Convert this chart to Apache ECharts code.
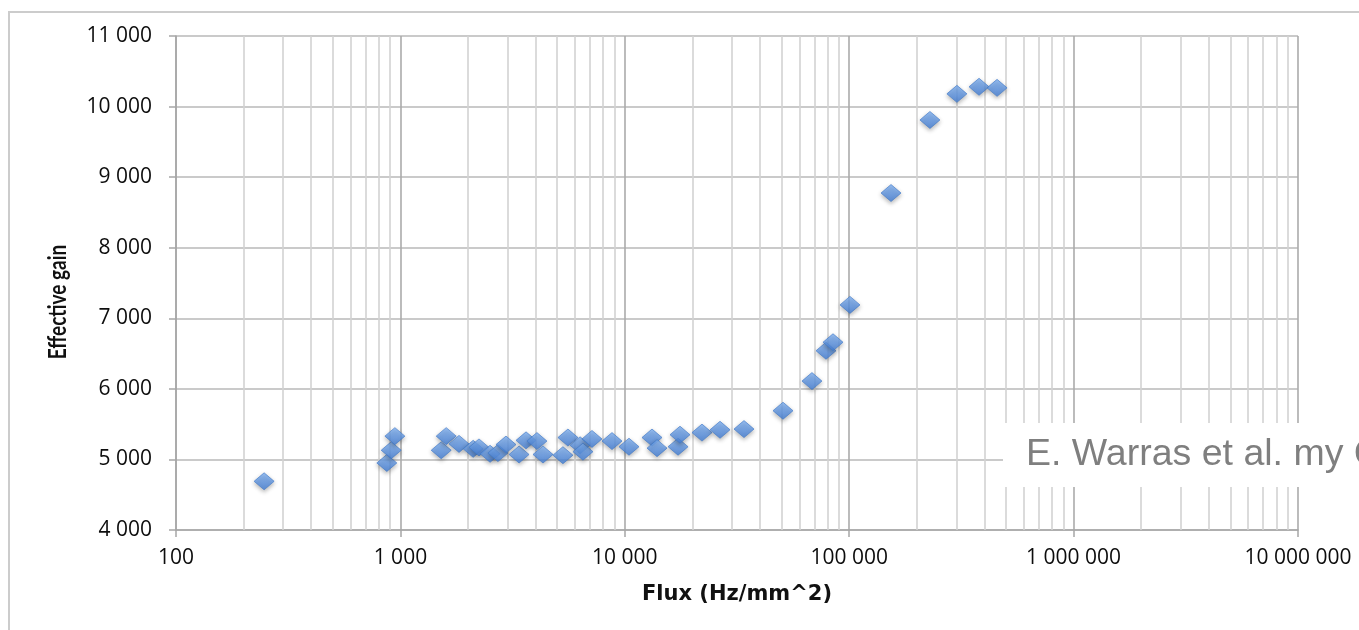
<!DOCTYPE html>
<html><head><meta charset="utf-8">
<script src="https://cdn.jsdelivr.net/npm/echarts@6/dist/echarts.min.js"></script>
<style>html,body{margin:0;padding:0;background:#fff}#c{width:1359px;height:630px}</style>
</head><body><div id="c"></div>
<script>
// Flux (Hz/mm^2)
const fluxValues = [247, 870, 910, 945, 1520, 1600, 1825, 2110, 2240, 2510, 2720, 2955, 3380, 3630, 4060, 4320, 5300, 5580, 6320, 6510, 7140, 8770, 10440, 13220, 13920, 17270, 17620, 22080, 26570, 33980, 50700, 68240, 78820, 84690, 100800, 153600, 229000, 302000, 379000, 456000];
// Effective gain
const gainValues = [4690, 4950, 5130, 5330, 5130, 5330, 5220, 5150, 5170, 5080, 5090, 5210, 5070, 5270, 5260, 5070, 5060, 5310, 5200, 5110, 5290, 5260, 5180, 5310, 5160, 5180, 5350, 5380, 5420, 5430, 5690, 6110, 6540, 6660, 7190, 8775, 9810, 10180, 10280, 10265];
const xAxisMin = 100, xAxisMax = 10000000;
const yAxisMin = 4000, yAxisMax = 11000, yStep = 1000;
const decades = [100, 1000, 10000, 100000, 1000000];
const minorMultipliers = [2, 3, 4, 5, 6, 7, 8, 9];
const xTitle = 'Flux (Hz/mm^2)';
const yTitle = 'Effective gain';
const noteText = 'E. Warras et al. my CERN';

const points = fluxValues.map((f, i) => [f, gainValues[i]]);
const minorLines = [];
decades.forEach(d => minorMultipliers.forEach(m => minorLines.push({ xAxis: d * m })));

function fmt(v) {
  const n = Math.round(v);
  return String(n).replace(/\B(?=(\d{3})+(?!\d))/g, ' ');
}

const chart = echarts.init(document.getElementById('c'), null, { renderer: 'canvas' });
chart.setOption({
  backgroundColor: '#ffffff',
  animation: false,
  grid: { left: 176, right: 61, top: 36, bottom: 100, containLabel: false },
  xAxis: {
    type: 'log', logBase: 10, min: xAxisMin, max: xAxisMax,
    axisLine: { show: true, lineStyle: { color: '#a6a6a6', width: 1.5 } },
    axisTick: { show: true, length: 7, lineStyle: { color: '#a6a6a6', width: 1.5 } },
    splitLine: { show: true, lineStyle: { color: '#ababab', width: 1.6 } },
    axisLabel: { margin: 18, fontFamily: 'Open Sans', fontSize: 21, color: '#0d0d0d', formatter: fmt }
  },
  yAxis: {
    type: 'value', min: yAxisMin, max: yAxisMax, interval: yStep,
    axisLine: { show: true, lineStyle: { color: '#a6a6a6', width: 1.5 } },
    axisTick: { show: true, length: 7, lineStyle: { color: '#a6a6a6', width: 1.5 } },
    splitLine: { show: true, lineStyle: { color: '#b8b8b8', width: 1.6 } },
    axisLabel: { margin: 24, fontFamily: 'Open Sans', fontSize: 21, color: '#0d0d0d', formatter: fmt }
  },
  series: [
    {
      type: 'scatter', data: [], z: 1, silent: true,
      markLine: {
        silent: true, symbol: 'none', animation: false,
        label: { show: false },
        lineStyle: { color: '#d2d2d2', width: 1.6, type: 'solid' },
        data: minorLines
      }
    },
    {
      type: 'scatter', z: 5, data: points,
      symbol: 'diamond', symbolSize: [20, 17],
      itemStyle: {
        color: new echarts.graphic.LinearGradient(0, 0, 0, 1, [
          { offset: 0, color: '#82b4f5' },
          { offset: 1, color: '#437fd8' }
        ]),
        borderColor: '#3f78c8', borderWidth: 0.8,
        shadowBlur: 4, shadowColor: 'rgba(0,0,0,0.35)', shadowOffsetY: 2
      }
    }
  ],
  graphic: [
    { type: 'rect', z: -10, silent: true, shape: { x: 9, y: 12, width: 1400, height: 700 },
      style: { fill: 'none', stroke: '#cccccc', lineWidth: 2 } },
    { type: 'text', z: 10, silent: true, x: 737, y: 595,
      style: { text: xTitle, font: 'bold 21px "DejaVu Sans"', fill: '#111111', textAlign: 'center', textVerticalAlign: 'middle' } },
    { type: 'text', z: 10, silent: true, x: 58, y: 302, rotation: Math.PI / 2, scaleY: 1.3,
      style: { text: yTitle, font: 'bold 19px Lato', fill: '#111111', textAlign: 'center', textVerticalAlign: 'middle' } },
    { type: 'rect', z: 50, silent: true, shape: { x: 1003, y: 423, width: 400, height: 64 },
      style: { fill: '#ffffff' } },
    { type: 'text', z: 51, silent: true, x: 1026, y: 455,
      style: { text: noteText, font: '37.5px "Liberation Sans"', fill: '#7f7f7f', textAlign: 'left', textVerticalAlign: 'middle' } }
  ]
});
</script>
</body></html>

****************************************

[Exercise task]
Return to the listing above and set it down exactly, leaving out its pictures.

[Written reply]
Convert this chart to Apache ECharts code.
<!DOCTYPE html>
<html><head><meta charset="utf-8">
<script src="https://cdn.jsdelivr.net/npm/echarts@6/dist/echarts.min.js"></script>
<style>html,body{margin:0;padding:0;background:#fff}#c{width:1359px;height:630px}</style>
</head><body><div id="c"></div>
<script>
// Flux (Hz/mm^2)
const fluxValues = [247, 870, 910, 945, 1520, 1600, 1825, 2110, 2240, 2510, 2720, 2955, 3380, 3630, 4060, 4320, 5300, 5580, 6320, 6510, 7140, 8770, 10440, 13220, 13920, 17270, 17620, 22080, 26570, 33980, 50700, 68240, 78820, 84690, 100800, 153600, 229000, 302000, 379000, 456000];
// Effective gain
const gainValues = [4690, 4950, 5130, 5330, 5130, 5330, 5220, 5150, 5170, 5080, 5090, 5210, 5070, 5270, 5260, 5070, 5060, 5310, 5200, 5110, 5290, 5260, 5180, 5310, 5160, 5180, 5350, 5380, 5420, 5430, 5690, 6110, 6540, 6660, 7190, 8775, 9810, 10180, 10280, 10265];
const xAxisMin = 100, xAxisMax = 10000000;
const yAxisMin = 4000, yAxisMax = 11000, yStep = 1000;
const decades = [100, 1000, 10000, 100000, 1000000];
const minorMultipliers = [2, 3, 4, 5, 6, 7, 8, 9];
const xTitle = 'Flux (Hz/mm^2)';
const yTitle = 'Effective gain';
const noteText = 'E. Warras et al. my CERN';

const points = fluxValues.map((f, i) => [f, gainValues[i]]);
const minorLines = [];
decades.forEach(d => minorMultipliers.forEach(m => minorLines.push({ xAxis: d * m })));

function fmt(v) {
  const n = Math.round(v);
  return String(n).replace(/\B(?=(\d{3})+(?!\d))/g, ' ');
}

const chart = echarts.init(document.getElementById('c'), null, { renderer: 'canvas' });
chart.setOption({
  backgroundColor: '#ffffff',
  animation: false,
  grid: { left: 176, right: 61, top: 36, bottom: 100, containLabel: false },
  xAxis: {
    type: 'log', logBase: 10, min: xAxisMin, max: xAxisMax,
    axisLine: { show: true, lineStyle: { color: '#a6a6a6', width: 1.5 } },
    axisTick: { show: true, length: 7, lineStyle: { color: '#a6a6a6', width: 1.5 } },
    splitLine: { show: true, lineStyle: { color: '#ababab', width: 1.6 } },
    axisLabel: { margin: 18, fontFamily: 'Open Sans', fontSize: 21, color: '#0d0d0d', formatter: fmt }
  },
  yAxis: {
    type: 'value', min: yAxisMin, max: yAxisMax, interval: yStep,
    axisLine: { show: true, lineStyle: { color: '#a6a6a6', width: 1.5 } },
    axisTick: { show: true, length: 7, lineStyle: { color: '#a6a6a6', width: 1.5 } },
    splitLine: { show: true, lineStyle: { color: '#b8b8b8', width: 1.6 } },
    axisLabel: { margin: 24, fontFamily: 'Open Sans', fontSize: 21, color: '#0d0d0d', formatter: fmt }
  },
  series: [
    {
      type: 'scatter', data: [], z: 1, silent: true,
      markLine: {
        silent: true, symbol: 'none', animation: false,
        label: { show: false },
        lineStyle: { color: '#d2d2d2', width: 1.6, type: 'solid' },
        data: minorLines
      }
    },
    {
      type: 'scatter', z: 5, data: points,
      symbol: 'diamond', symbolSize: [20, 17],
      itemStyle: {
        color: new echarts.graphic.LinearGradient(0, 0, 0, 1, [
          { offset: 0, color: '#82b4f5' },
          { offset: 1, color: '#437fd8' }
        ]),
        borderColor: '#3f78c8', borderWidth: 0.8,
        shadowBlur: 4, shadowColor: 'rgba(0,0,0,0.35)', shadowOffsetY: 2
      }
    }
  ],
  graphic: [
    { type: 'rect', z: -10, silent: true, shape: { x: 9, y: 12, width: 1400, height: 700 },
      style: { fill: 'none', stroke: '#cccccc', lineWidth: 2 } },
    { type: 'text', z: 10, silent: true, x: 737, y: 595,
      style: { text: xTitle, font: 'bold 21px "DejaVu Sans"', fill: '#111111', textAlign: 'center', textVerticalAlign: 'middle' } },
    { type: 'text', z: 10, silent: true, x: 58, y: 302, rotation: Math.PI / 2, scaleY: 1.3,
      style: { text: yTitle, font: 'bold 19px Lato', fill: '#111111', textAlign: 'center', textVerticalAlign: 'middle' } },
    { type: 'rect', z: 50, silent: true, shape: { x: 1003, y: 423, width: 400, height: 64 },
      style: { fill: '#ffffff' } },
    { type: 'text', z: 51, silent: true, x: 1026, y: 455,
      style: { text: noteText, font: '37.5px "Liberation Sans"', fill: '#7f7f7f', textAlign: 'left', textVerticalAlign: 'middle' } }
  ]
});
</script>
</body></html>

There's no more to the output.